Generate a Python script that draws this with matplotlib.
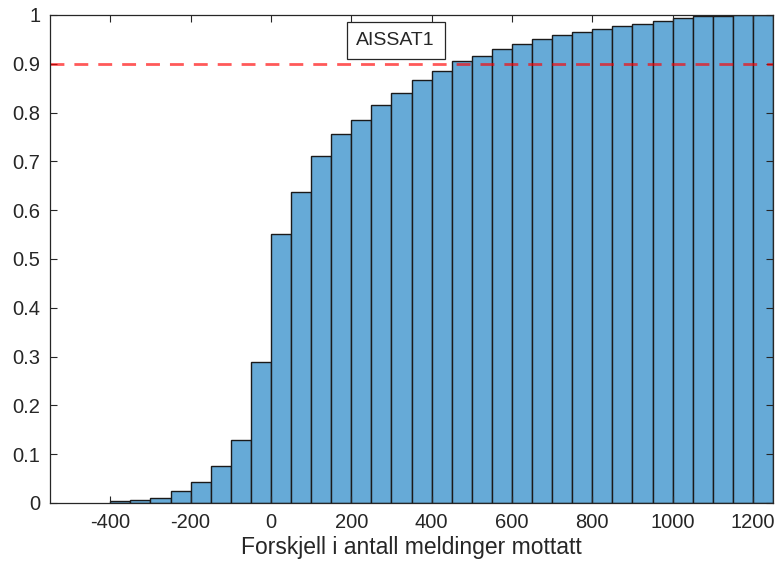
import numpy as np
import matplotlib
matplotlib.use("Agg")
import matplotlib.pyplot as plt

plt.rcParams["font.family"] = ["Liberation Sans", "DejaVu Sans"]
plt.rcParams["axes.unicode_minus"] = False

# --- DATA: cumulative fraction per 50-message bin ---
bin_left = np.arange(-400, 1250, 50)
bin_width = 50
cum_frac = [0.005, 0.006, 0.011, 0.025, 0.044, 0.075, 0.129, 0.288,
            0.552, 0.637, 0.711, 0.756, 0.784, 0.816, 0.840, 0.867,
            0.886, 0.905, 0.917, 0.930, 0.940, 0.950, 0.959, 0.965,
            0.971, 0.978, 0.981, 0.988, 0.994, 0.998, 0.998, 1.0, 1.0]
threshold = 0.9
label = "AISSAT1"
xlabel = "Forskjell i antall meldinger mottatt"
xticks = list(range(-400, 1201, 200))
yticks = [0, 0.1, 0.2, 0.3, 0.4, 0.5, 0.6, 0.7, 0.8, 0.9, 1.0]
yticklabels = ["0", "0.1", "0.2", "0.3", "0.4", "0.5", "0.6", "0.7", "0.8", "0.9", "1"]

# --- PLOT ---
fig = plt.figure(figsize=(7.76, 5.68), dpi=100)
ax = fig.add_axes([50 / 776, 65 / 568, 723 / 776, 488 / 568])

ax.bar(bin_left, cum_frac, width=bin_width, align="edge",
       color="#66aad7", edgecolor="#1a1a1a", linewidth=1.0)
ax.axhline(threshold, color="#ff0000", alpha=0.65, linewidth=2.0,
           linestyle=(0, (5.0, 3.6)))

ax.text(0.478, 0.948, label, transform=ax.transAxes, ha="center", va="center",
        fontsize=14, color="#262626",
        bbox=dict(boxstyle="square,pad=0.5", facecolor="white",
                  edgecolor="#262626", linewidth=0.9))

ax.set_xlim(-550, 1250)
ax.set_ylim(0, 1)
ax.set_xticks(xticks)
ax.set_yticks(yticks)
ax.set_yticklabels(yticklabels)
ax.tick_params(direction="in", top=True, right=True, length=5, width=0.8,
               colors="#262626", labelsize=14.5, pad=7)
for s in ax.spines.values():
    s.set_color("#262626")
    s.set_linewidth(0.9)
ax.set_xlabel(xlabel, fontsize=16.5, color="#262626", labelpad=3)

fig.savefig("out.png", dpi=100)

....

→ **Task**:
Retype each line of the listing above word for word. Exclude the pictures.

→ **Task answer**:
Generate a Python script that draws this with matplotlib.
import numpy as np
import matplotlib
matplotlib.use("Agg")
import matplotlib.pyplot as plt

plt.rcParams["font.family"] = ["Liberation Sans", "DejaVu Sans"]
plt.rcParams["axes.unicode_minus"] = False

# --- DATA: cumulative fraction per 50-message bin ---
bin_left = np.arange(-400, 1250, 50)
bin_width = 50
cum_frac = [0.005, 0.006, 0.011, 0.025, 0.044, 0.075, 0.129, 0.288,
            0.552, 0.637, 0.711, 0.756, 0.784, 0.816, 0.840, 0.867,
            0.886, 0.905, 0.917, 0.930, 0.940, 0.950, 0.959, 0.965,
            0.971, 0.978, 0.981, 0.988, 0.994, 0.998, 0.998, 1.0, 1.0]
threshold = 0.9
label = "AISSAT1"
xlabel = "Forskjell i antall meldinger mottatt"
xticks = list(range(-400, 1201, 200))
yticks = [0, 0.1, 0.2, 0.3, 0.4, 0.5, 0.6, 0.7, 0.8, 0.9, 1.0]
yticklabels = ["0", "0.1", "0.2", "0.3", "0.4", "0.5", "0.6", "0.7", "0.8", "0.9", "1"]

# --- PLOT ---
fig = plt.figure(figsize=(7.76, 5.68), dpi=100)
ax = fig.add_axes([50 / 776, 65 / 568, 723 / 776, 488 / 568])

ax.bar(bin_left, cum_frac, width=bin_width, align="edge",
       color="#66aad7", edgecolor="#1a1a1a", linewidth=1.0)
ax.axhline(threshold, color="#ff0000", alpha=0.65, linewidth=2.0,
           linestyle=(0, (5.0, 3.6)))

ax.text(0.478, 0.948, label, transform=ax.transAxes, ha="center", va="center",
        fontsize=14, color="#262626",
        bbox=dict(boxstyle="square,pad=0.5", facecolor="white",
                  edgecolor="#262626", linewidth=0.9))

ax.set_xlim(-550, 1250)
ax.set_ylim(0, 1)
ax.set_xticks(xticks)
ax.set_yticks(yticks)
ax.set_yticklabels(yticklabels)
ax.tick_params(direction="in", top=True, right=True, length=5, width=0.8,
               colors="#262626", labelsize=14.5, pad=7)
for s in ax.spines.values():
    s.set_color("#262626")
    s.set_linewidth(0.9)
ax.set_xlabel(xlabel, fontsize=16.5, color="#262626", labelpad=3)

fig.savefig("out.png", dpi=100)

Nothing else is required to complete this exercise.